Yeah, my experience is, let it dry out a little on the outside while it finishes. If the final temp is above 200 F you should be good with no foiling or wrapping of any sort. If you need to keep it warm, put in a 150 oven for 30 minutes, and then pull it, or if you need more time pull it and cover it with plastic wrap in a 150 oven for an hour or more. I find that FTC is only necessary for two or more hours of waiting to serve.
All good advice, just one thing to add. Your rub as well as technique will play a role in your bark. I notice my rubs that are heavier in sugar make a nicer harder bark. While my rubs with no sugar leave a thinner lighter bark.

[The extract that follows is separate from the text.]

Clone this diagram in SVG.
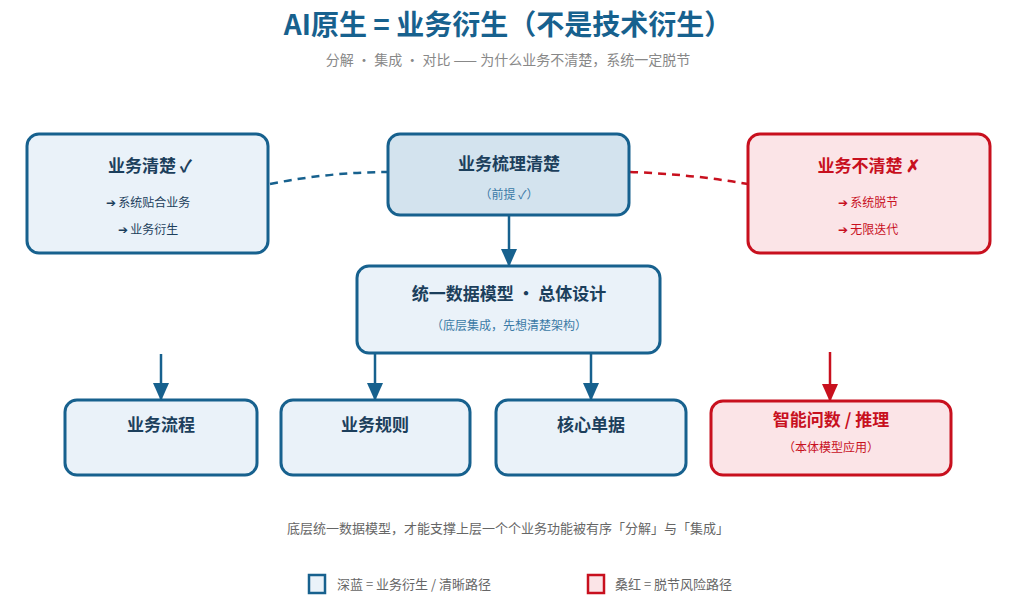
<svg xmlns="http://www.w3.org/2000/svg" width="1017" height="605" viewBox="0 0 1017 605">
<defs>
<marker id="ab" markerWidth="18" markerHeight="16" refX="16" refY="8" orient="auto" markerUnits="userSpaceOnUse" viewBox="0 0 18 16"><path d="M0,0 L18,8 L0,16 Z" fill="#17618e"/></marker>
<marker id="ar" markerWidth="18" markerHeight="16" refX="16" refY="8" orient="auto" markerUnits="userSpaceOnUse" viewBox="0 0 18 16"><path d="M0,0 L18,8 L0,16 Z" fill="#c8101e"/></marker>
</defs>
<style>
text{font-family:"Noto Sans CJK SC","Liberation Sans",sans-serif;text-anchor:middle}
.b{fill:#eaf2f9;stroke:#17618e;stroke-width:3}
.bd{fill:#d3e3ee;stroke:#17618e;stroke-width:3}
.r{fill:#fbe4e7;stroke:#c8101e;stroke-width:3}
.t{font-size:17px;font-weight:bold;fill:#1c3f5c}
.tr{font-size:17px;font-weight:bold;fill:#c8101e}
.s{font-size:12px;fill:#1c3f5c}
.sb{font-size:12px;fill:#3a7aa6}
.sr{font-size:12px;fill:#c8101e}
.c{stroke-width:2.5;fill:none}
</style>
<rect width="1017" height="605" fill="#fff"/>
<text x="508" y="35" font-size="28" font-weight="bold" fill="#17618e">AI原生 = 业务衍生（不是技术衍生）</text>
<text x="508" y="65" font-size="14" fill="#888">分解 • 集成 • 对比 —— 为什么业务不清楚，系统一定脱节</text>
<g id="connectors">
<path class="c" d="M270,184 Q330,172 388,172" stroke="#17618e" stroke-dasharray="8,6"/>
<path class="c" d="M630,172 Q690,174 748,184" stroke="#c8101e" stroke-dasharray="8,6"/>
<line class="c" x1="509" y1="215" x2="509" y2="265" stroke="#17618e" marker-end="url(#ab)"/>
<line class="c" x1="161" y1="354" x2="161" y2="399" stroke="#17618e" marker-end="url(#ab)"/>
<line class="c" x1="375" y1="354" x2="375" y2="399" stroke="#17618e" marker-end="url(#ab)"/>
<line class="c" x1="591" y1="354" x2="591" y2="399" stroke="#17618e" marker-end="url(#ab)"/>
<line class="c" x1="830" y1="352" x2="830" y2="400" stroke="#c8101e" marker-end="url(#ar)"/>
</g>
<g id="n-clear"><rect class="b" x="27" y="134" width="241" height="119" rx="12"/>
<text class="t" x="150" y="172">业务清楚 ✓</text><text class="s" x="148" y="207">➔ 系统贴合业务</text><text class="s" x="148" y="234">➔ 业务衍生</text></g>
<g id="n-sort"><rect class="bd" x="388" y="134" width="241" height="81" rx="12"/>
<text class="t" x="509" y="170">业务梳理清楚</text><text class="sb" x="509" y="199">（前提 ✓）</text></g>
<g id="n-unclear"><rect class="r" x="748" y="134" width="242" height="119" rx="12"/>
<text class="tr" x="869" y="172">业务不清楚 ✗</text><text class="sr" x="868" y="207">➔ 系统脱节</text><text class="sr" x="868" y="234">➔ 无限迭代</text></g>
<g id="n-model"><rect class="b" x="357" y="266" width="303" height="87" rx="12"/>
<text class="t" x="509" y="300">统一数据模型 • 总体设计</text><text class="sb" x="509" y="330">（底层集成，先想清楚架构）</text></g>
<g id="n-flow"><rect class="b" x="65" y="400" width="192" height="75" rx="12"/><text class="t" x="161" y="431">业务流程</text></g>
<g id="n-rule"><rect class="b" x="281" y="400" width="189" height="75" rx="12"/><text class="t" x="375" y="431">业务规则</text></g>
<g id="n-doc"><rect class="b" x="496" y="400" width="190" height="75" rx="12"/><text class="t" x="591" y="431">核心单据</text></g>
<g id="n-ai"><rect class="r" x="711" y="401" width="240" height="74" rx="12"/>
<text class="tr" x="831" y="426">智能问数 / 推理</text><text class="sr" x="831" y="452">（本体模型应用）</text></g>
<text x="508" y="533" font-size="13" fill="#666">底层统一数据模型，才能支撑上层一个个业务功能被有序「分解」与「集成」</text>
<g id="legend">
<rect x="309" y="575" width="16" height="18" fill="#eaf2f9" stroke="#17618e" stroke-width="2.5"/>
<text x="337" y="589" font-size="13" fill="#666" style="text-anchor:start">深蓝 = 业务衍生 / 清晰路径</text>
<rect x="588" y="575" width="16" height="18" fill="#fbe4e7" stroke="#c8101e" stroke-width="2.5"/>
<text x="615" y="589" font-size="13" fill="#666" style="text-anchor:start">桑红 = 脱节风险路径</text>
</g>
</svg>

I did 6 butts this weekend in my FEC120. Rubbed with a sugary rub 225 for 13 hours. Internal ranged from 190 to 205. I wrapped them all in double HD foil and towel rested in a cooler for 4 hours. They were awesome!
Jay, what does FTC mean?
quote:
Originally posted by Jay1924:
Yeah, my experience is, let it dry out a little on the outside while it finishes. If the final temp is above 200 F you should be good with no foiling or wrapping of any sort. If you need to keep it warm, put in a 150 oven for 30 minutes, and then pull it, or if you need more time pull it and cover it with plastic wrap in a 150 oven for an hour or more. I find that FTC is only necessary for two or more hours of waiting to serve.